I use Elliot's method with a Dremel wire wheel. It's quick and works well.
I think I've maybe cleaned the wheels on my engines once in the 13 years I've been back in O Gauge. I religiously wipe the track down whenever I switch trains out. Never had a single issue.
I scrape the gunk and/or rust off all wheels with an old pocket knife. Most of gunk comes from loco gears lubrication and wheel/axle oil and running.
Charlie
A wire wheel may be ok for 3-rail locomotives, but it will leave pits that can cause more problems later on. If you want to use a Dremel tool, get some fine Craytex polishing wheels.
But most imports now have plated drivers - at least for 2-rail, removing the plating is a must for traction. For 3-rail you have rubber tires - if you want to preserve the plating, use only solvent and a rag or Q- tip.
Opinion.
With a locomotive upside down I connect wire leads from a transformer and run the locomotive at slow speed. I use q-tips soaked in Goo Gone to remove build-up from the wheels. One or two q-tips soaked in Goo Gone per wheel will usually remove any built up gunk.
A brass dremel wheel does far less damage than steel ones, maybe "none".
For " super gunk", the kind that looks like steel and nearly as hardened, I've been using a brass key lately vs a blade.
Final tread clean up is usually alcohol, Acetone or paint thinner on a rag, paper towel, or Q-tip.
I used to use my Dremel but nowadays Q tips and solvent (Electronic/tuner cleaner from O'Reilly Auto Parts) works well for me on locos and passenger cars. The Q tips are handy for cleaning excess oil and other things as well.

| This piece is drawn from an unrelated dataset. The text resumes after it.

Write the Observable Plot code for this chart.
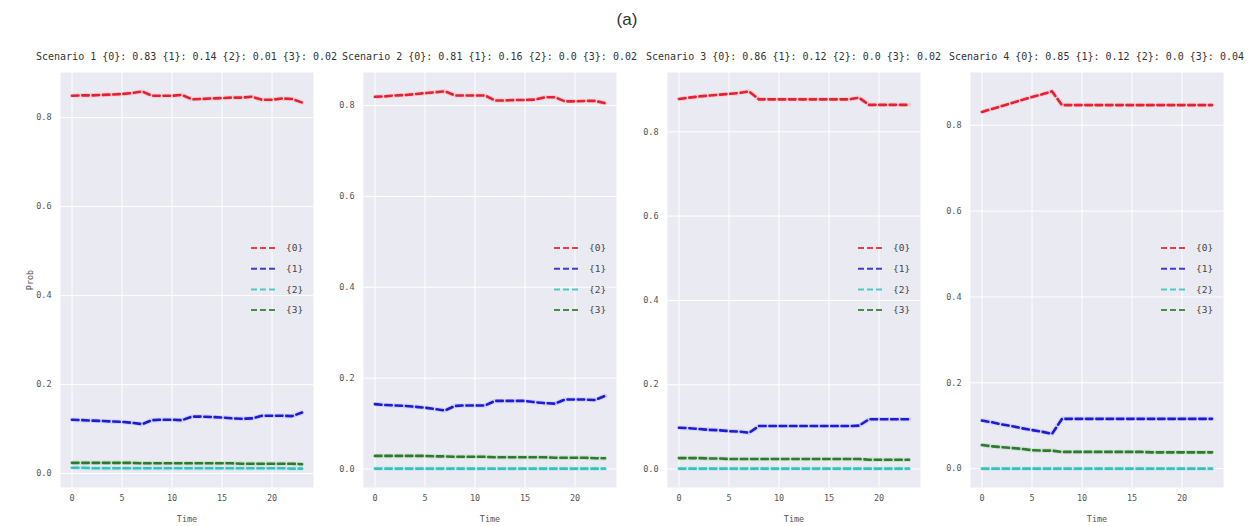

anecdote: I have a conventional Lionel North Pole Mikado that I run on our Christmas layout every year. Around Thanksgiving I clean and lube locos, tenders, and passenger cars. I install new traction tires where needed, and I put new 9 volt batteries in the Legacy tenders. This past season I missed the above loco. It ran slow and needed almost a full 18 volts by the mark on the transformer just to get around the track. I recleaned the track and checked all feeder wires. No change. Checked outputs on my old ZW transformer; right at 18 volts. Finally pulled the loco off, cleaned the wheels and it runs like new. It was pretty cruddy.
Duh! I'm not the brightest bulb on the Christmas tree. Check easy stuff first!